The chancellor is said to be "fighting exceptionally hard" against it carrying on.
As the decision comes closer, however, the politics are making it harder for the Downing Street neighbours to resist. One senior figure pushing to preserve the payment for now says "we have come a long way since there was no chance - the prime minister's heart would be to extend".
Officially, Downing Street says the matter will be sorted out in due course, notably rather different from just saying the payments will come to an end as planned.
Treasury sources say "all options remain on the table and no decisions have been made yet". But discussions seem to be moving towards a compromise, rather than a straightforward cut.

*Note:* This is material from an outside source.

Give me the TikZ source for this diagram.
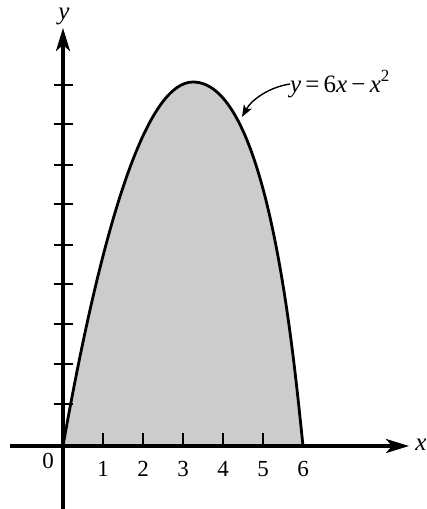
\documentclass[tikz,border=0pt]{standalone}
\usepackage{fontspec}
\setmainfont{Liberation Serif}
\usetikzlibrary{arrows.meta}
\begin{document}
\begin{tikzpicture}[x=1pt,y=-1pt,
  axisline/.style={line width=3.4pt,-{Stealth[length=23pt,width=14pt,inset=6pt]}},
  tickmark/.style={line width=1.6pt},
  curvepath/.style={line width=2.8pt,line join=round},
  regionfill/.style={fill=black!20},
  numlbl/.style={font=\fontsize{23}{23}\selectfont,inner sep=0pt},
  varlbl/.style={font=\fontsize{25}{25}\selectfont\itshape,inner sep=0pt},
  eqlbl/.style={font=\fontsize{25}{25}\selectfont,inner sep=0pt,anchor=west},
  pointer/.style={line width=1.4pt,-{Stealth[length=12pt,width=9pt,inset=3pt]}}
]
\useasboundingbox (0,0) rectangle (427,509);
% curve points
\coordinate (o) at (63,446);
\coordinate (peak) at (193,82);
\coordinate (six) at (303,446);
% shaded region
\fill[regionfill] (o) .. controls (106,203) and (150,82) .. (peak)
  .. controls (268,82) and (293,350) .. (six) -- cycle;
% axes
\coordinate (xs) at (10,446);
\coordinate (xe) at (409,446);
\coordinate (ys) at (63,509);
\coordinate (ye) at (63,28);
\draw[axisline] (xs) -- (xe);
\draw[axisline] (ys) -- (ye);
% curve
\draw[curvepath] (o) .. controls (106,203) and (150,82) .. (peak)
  .. controls (268,82) and (293,350) .. (six);
% x ticks
\foreach \i in {1,...,5} {
  \draw[tickmark] ({63+40*\i},446) -- ({63+40*\i},433);
}
% y ticks
\foreach \yy in {404,364,324,284,245,204,165,124,85} {
  \draw[tickmark] (54,\yy) -- (73,\yy);
}
% labels
\node[varlbl] (lx) at (421,445) {x};
\node[varlbl] (ly) at (64,16) {y};
\node[numlbl] (l0) at (48,461) {0};
\foreach \i in {1,...,6} {
  \node[numlbl] (n\i) at ({63+40*\i},469) {\i};
}
\node[eqlbl] (eq) at (290,84) {\itshape y\,\upshape=\,6\itshape x\,\upshape−\,\itshape x\upshape\raisebox{0.42em}{\fontsize{17}{17}\selectfont 2}};
\coordinate (tip) at (242,117);
\draw[pointer] (eq.west) .. controls (270,87) and (252,99) .. (tip);
\end{tikzpicture}
\end{document}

The £20 payment could just be extended for as long as Covid restrictions are in place. It could stay in place until the autumn, when the government will have to take another look at the public finances, or perhaps, as some MPs are suggesting, it could apply for another year.

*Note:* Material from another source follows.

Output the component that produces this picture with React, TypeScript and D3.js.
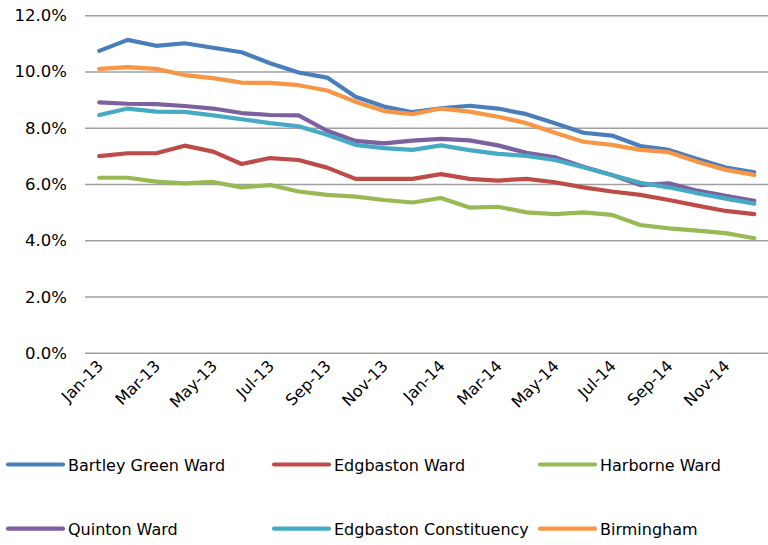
import React from "react";
import * as d3 from "d3";

const months = ["Jan-13","Feb-13","Mar-13","Apr-13","May-13","Jun-13","Jul-13","Aug-13","Sep-13","Oct-13","Nov-13","Dec-13","Jan-14","Feb-14","Mar-14","Apr-14","May-14","Jun-14","Jul-14","Aug-14","Sep-14","Oct-14","Nov-14","Dec-14"];

const bartleyGreen = [10.75,11.14,10.93,11.02,10.86,10.70,10.31,9.98,9.80,9.12,8.77,8.57,8.71,8.80,8.70,8.50,8.18,7.84,7.74,7.37,7.23,6.91,6.60,6.43];
const edgbastonWard = [7.01,7.11,7.11,7.38,7.17,6.73,6.94,6.87,6.60,6.20,6.20,6.20,6.37,6.20,6.14,6.20,6.08,5.90,5.75,5.63,5.45,5.25,5.06,4.95];
const harborne = [6.24,6.24,6.10,6.04,6.09,5.90,5.98,5.75,5.63,5.57,5.45,5.36,5.52,5.18,5.21,5.01,4.95,5.01,4.92,4.56,4.44,4.36,4.27,4.09];
const quinton = [8.92,8.87,8.86,8.79,8.70,8.54,8.47,8.46,7.91,7.55,7.46,7.56,7.62,7.57,7.39,7.13,6.97,6.63,6.34,5.98,6.04,5.78,5.60,5.42];
const edgbastonConst = [8.47,8.70,8.59,8.58,8.46,8.32,8.18,8.07,7.77,7.41,7.29,7.23,7.39,7.22,7.09,7.02,6.87,6.61,6.34,6.06,5.90,5.69,5.50,5.32];
const birmingham = [10.11,10.17,10.11,9.89,9.78,9.62,9.61,9.53,9.34,8.94,8.61,8.50,8.70,8.59,8.41,8.18,7.84,7.52,7.41,7.23,7.15,6.81,6.52,6.34];

const yTicks = [0, 2, 4, 6, 8, 10, 12];

const seriesNames = ["Bartley Green Ward","Edgbaston Ward","Harborne Ward","Quinton Ward","Edgbaston Constituency","Birmingham"];
const seriesValues = [bartleyGreen, edgbastonWard, harborne, quinton, edgbastonConst, birmingham];
const seriesColors = ["#4A7EBB","#BE4B48","#98B954","#7D60A0","#46AAC5","#F79646"];

export default function App() {
  const W = 768, H = 545;
  const left = 85, right = 768.5, top = 15.7, bottom = 353.3;
  const x = d3.scaleBand<string>().domain(months).range([left, right]);
  const y = d3.scaleLinear().domain([0, 12]).range([bottom, top]);
  const cx = (m: string) => (x(m) as number) + x.bandwidth() / 2;
  const line = d3.line<number>().x((_, i) => cx(months[i])).y((v) => y(v));
  const font = "'DejaVu Sans', Verdana, sans-serif";

  const legendCols = [8, 274, 540];
  const legendRows = [464.5, 528.7];

  return (
    <svg width={W} height={H} style={{ position: "absolute", left: 0, top: 0, background: "#fff" }} fontFamily={font}>
      <rect width={W} height={H} fill="#fff" />
      {yTicks.map((t) => (
        <g key={t}>
          <line x1={left} x2={right} y1={y(t)} y2={y(t)} stroke="#a0a0a0" strokeWidth={1.6} />
          <text x={67} y={y(t)} textAnchor="end" dominantBaseline="central" fontSize={16.5} fill="#000">
            {t.toFixed(1) + "%"}
          </text>
        </g>
      ))}
      {months.map((m, i) =>
        i % 2 === 0 ? (
          <text key={m} transform={`translate(${cx(m) + 5},${367}) rotate(-45)`} textAnchor="end" fontSize={16} fill="#000">
            {m}
          </text>
        ) : null
      )}
      {seriesValues.map((vals, si) => (
        <path key={si} d={line(vals) as string} fill="none" stroke={seriesColors[si]} strokeWidth={4.2} strokeLinejoin="round" strokeLinecap="round" />
      ))}
      {seriesNames.map((n, si) => {
        const lx = legendCols[si % 3];
        const ly = legendRows[Math.floor(si / 3)];
        return (
          <g key={n}>
            <line x1={lx} x2={lx + 55} y1={ly} y2={ly} stroke={seriesColors[si]} strokeWidth={4.2} strokeLinecap="round" />
            <text x={lx + 60} y={ly + 1} dominantBaseline="central" fontSize={16} fill="#000">{n}</text>
          </g>
        );
      })}
    </svg>
  );
}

Although in theory, another extension creates another cliff-edge moment that is difficult to unravel.
So the idea of a one-off payment to universal credit recipients of £500 or even £1,000 has also been mooted, rather than commit to a permanent additional cost. But that has attracted lots of criticism too.
So there is also the possibility of tweaking one part of the payment. People who receive the benefit sometimes get extra so called "elements", if they have children or need help with paying their rent for example.
Changing the levels of those extra payments for some groups who receive UC might be part of the solution, if Downing Street in the end is adamant the £20 extra has to go.
The government will avoid the spectacle of lots of Tory MPs voting against its position by telling them to abstain.
But it won't make the issue disappear, not just because not all of its MPs will obey the instruction, but because the wider political pressure not to remove the payment is building.
And as time ticks towards a year since the Covid-19 emergency first hit us, ministers are discovering that even contemplating removing support that was put in place in a rush is extremely difficult to do.
As one Cabinet minister suggested "the longer we do it, the harder it is to take away".
The Covid crisis is certain to have many lasting effects, in many ways.
PS. As for Labour, Sir Keir Starmer will not be arguing for the £20 top-up to be kept permanently. Indeed, the opposition has said in the long term it would get rid of Universal Credit. But there is no question the opposition thinks the government is vulnerable on this right now, and will do what they can to push for a change of heart.